■ BRIEF
Retype the whole listing, please, keeping every line exact and dropping the pictures.

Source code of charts
::::

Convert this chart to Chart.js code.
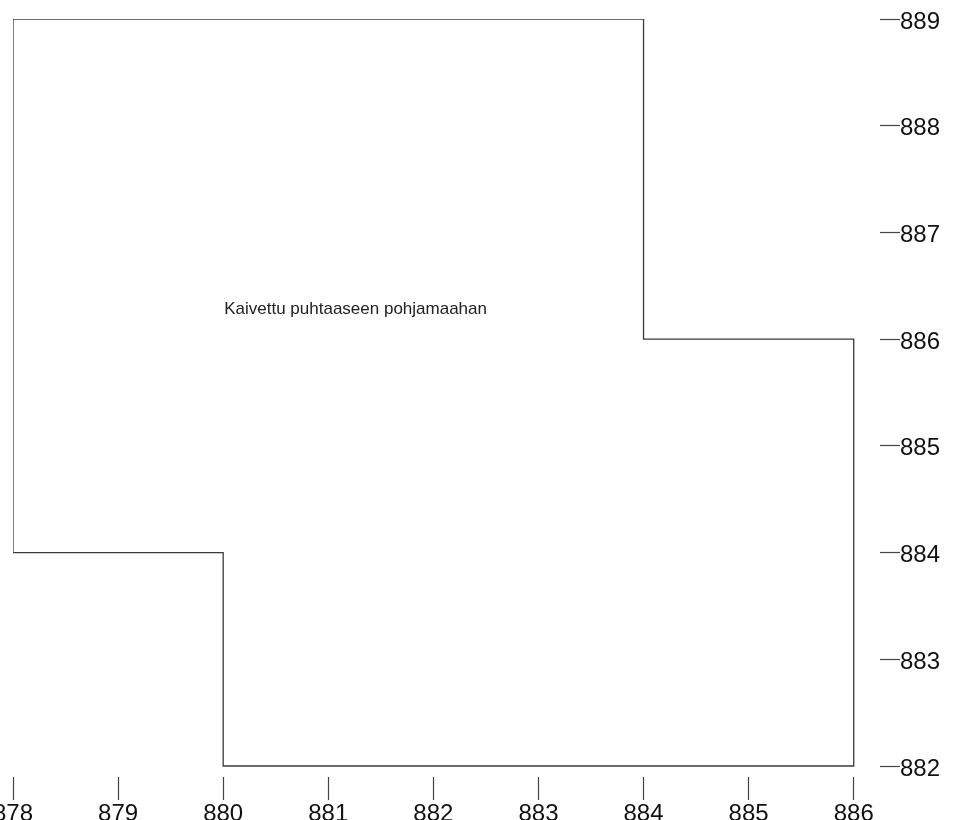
<!DOCTYPE html>
<html lang="fi">
<head>
<meta charset="UTF-8">
<title>Kaivanto</title>
<script src="https://cdn.jsdelivr.net/npm/chart.js@4.4.0/dist/chart.umd.min.js"></script>
<style>
  body { margin: 0; background: #fff; }
  #wrap { width: 953px; height: 820px; }
</style>
</head>
<body>
<div id="wrap"><canvas id="myChart" width="953" height="820"></canvas></div>
<script>
// outline of the excavation, corner points (x, y)
const outlineX = [878, 884, 884, 886, 886, 880, 880, 878, 878];
const outlineY = [889, 889, 886, 886, 882, 882, 884, 884, 889];
const xTicks = [878, 879, 880, 881, 882, 883, 884, 885, 886];
const yTicks = [882, 883, 884, 885, 886, 887, 888, 889];
const noteText = 'Kaivettu puhtaaseen pohjamaahan';
const noteX = 881.26;
const noteY = 886.28;

const points = outlineX.map((x, i) => ({x: x, y: outlineY[i]}));

const notePlugin = {
  id: 'note',
  afterDatasetsDraw(chart) {
    const c = chart.ctx;
    const px = chart.scales.x.getPixelForValue(noteX);
    const py = chart.scales.y.getPixelForValue(noteY);
    c.save();
    c.font = '17px "Liberation Sans", Arial, sans-serif';
    c.fillStyle = '#222';
    c.textAlign = 'center';
    c.textBaseline = 'middle';
    c.fillText(noteText, px, py);
    c.restore();
  }
};

const tickFont = {family: '"Liberation Sans", Arial, sans-serif', size: 24};

new Chart(document.getElementById('myChart'), {
  type: 'scatter',
  data: {
    datasets: [{
      data: points,
      showLine: true,
      fill: false,
      borderColor: '#3a3a3a',
      borderWidth: 1.3,
      pointRadius: 0,
      tension: 0
    }]
  },
  options: {
    responsive: false,
    animation: false,
    layout: { padding: { left: 13, top: 19, right: 0, bottom: 0 } },
    plugins: { legend: { display: false }, tooltip: { enabled: false } },
    scales: {
      x: {
        type: 'linear',
        min: 878,
        max: 886.25,
        afterBuildTicks: s => { s.ticks = xTicks.map(v => ({value: v})); },
        afterFit: s => { s.height = 43; s.paddingLeft = 0; s.paddingRight = 0; },
        border: { display: false },
        grid: { drawOnChartArea: false, drawTicks: true, tickLength: 23, color: '#444', tickWidth: 1.2 },
        ticks: { font: tickFont, color: '#111', padding: 0, maxRotation: 0, autoSkip: false }
      },
      y: {
        type: 'linear',
        position: 'right',
        min: 881.897,
        max: 889,
        afterBuildTicks: s => { s.ticks = yTicks.map(v => ({value: v})); },
        afterFit: s => { s.width = 73; s.paddingTop = 0; s.paddingBottom = 0; },
        border: { display: false },
        grid: { drawOnChartArea: false, drawTicks: true, tickLength: 20, color: '#444', tickWidth: 1.2 },
        ticks: { font: tickFont, color: '#111', padding: 0, labelOffset: 3, autoSkip: false }
      }
    }
  },
  plugins: [notePlugin]
});
</script>
</body>
</html>
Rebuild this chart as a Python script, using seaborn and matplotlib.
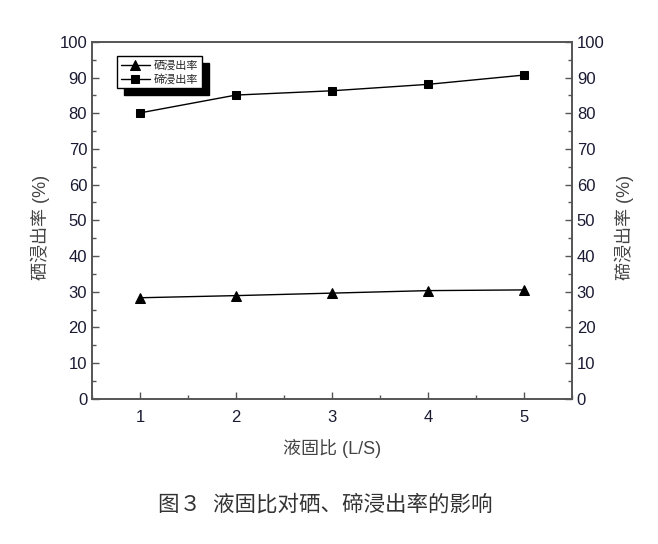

::::

■ EXPECTED ANSWER
Convert this chart to Chart.js code.
<!DOCTYPE html>
<html lang="fi">
<head>
<meta charset="UTF-8">
<title>Kaivanto</title>
<script src="https://cdn.jsdelivr.net/npm/chart.js@4.4.0/dist/chart.umd.min.js"></script>
<style>
  body { margin: 0; background: #fff; }
  #wrap { width: 953px; height: 820px; }
</style>
</head>
<body>
<div id="wrap"><canvas id="myChart" width="953" height="820"></canvas></div>
<script>
// outline of the excavation, corner points (x, y)
const outlineX = [878, 884, 884, 886, 886, 880, 880, 878, 878];
const outlineY = [889, 889, 886, 886, 882, 882, 884, 884, 889];
const xTicks = [878, 879, 880, 881, 882, 883, 884, 885, 886];
const yTicks = [882, 883, 884, 885, 886, 887, 888, 889];
const noteText = 'Kaivettu puhtaaseen pohjamaahan';
const noteX = 881.26;
const noteY = 886.28;

const points = outlineX.map((x, i) => ({x: x, y: outlineY[i]}));

const notePlugin = {
  id: 'note',
  afterDatasetsDraw(chart) {
    const c = chart.ctx;
    const px = chart.scales.x.getPixelForValue(noteX);
    const py = chart.scales.y.getPixelForValue(noteY);
    c.save();
    c.font = '17px "Liberation Sans", Arial, sans-serif';
    c.fillStyle = '#222';
    c.textAlign = 'center';
    c.textBaseline = 'middle';
    c.fillText(noteText, px, py);
    c.restore();
  }
};

const tickFont = {family: '"Liberation Sans", Arial, sans-serif', size: 24};

new Chart(document.getElementById('myChart'), {
  type: 'scatter',
  data: {
    datasets: [{
      data: points,
      showLine: true,
      fill: false,
      borderColor: '#3a3a3a',
      borderWidth: 1.3,
      pointRadius: 0,
      tension: 0
    }]
  },
  options: {
    responsive: false,
    animation: false,
    layout: { padding: { left: 13, top: 19, right: 0, bottom: 0 } },
    plugins: { legend: { display: false }, tooltip: { enabled: false } },
    scales: {
      x: {
        type: 'linear',
        min: 878,
        max: 886.25,
        afterBuildTicks: s => { s.ticks = xTicks.map(v => ({value: v})); },
        afterFit: s => { s.height = 43; s.paddingLeft = 0; s.paddingRight = 0; },
        border: { display: false },
        grid: { drawOnChartArea: false, drawTicks: true, tickLength: 23, color: '#444', tickWidth: 1.2 },
        ticks: { font: tickFont, color: '#111', padding: 0, maxRotation: 0, autoSkip: false }
      },
      y: {
        type: 'linear',
        position: 'right',
        min: 881.897,
        max: 889,
        afterBuildTicks: s => { s.ticks = yTicks.map(v => ({value: v})); },
        afterFit: s => { s.width = 73; s.paddingTop = 0; s.paddingBottom = 0; },
        border: { display: false },
        grid: { drawOnChartArea: false, drawTicks: true, tickLength: 20, color: '#444', tickWidth: 1.2 },
        ticks: { font: tickFont, color: '#111', padding: 0, labelOffset: 3, autoSkip: false }
      }
    }
  },
  plugins: [notePlugin]
});
</script>
</body>
</html>
Rebuild this chart as a Python script, using seaborn and matplotlib.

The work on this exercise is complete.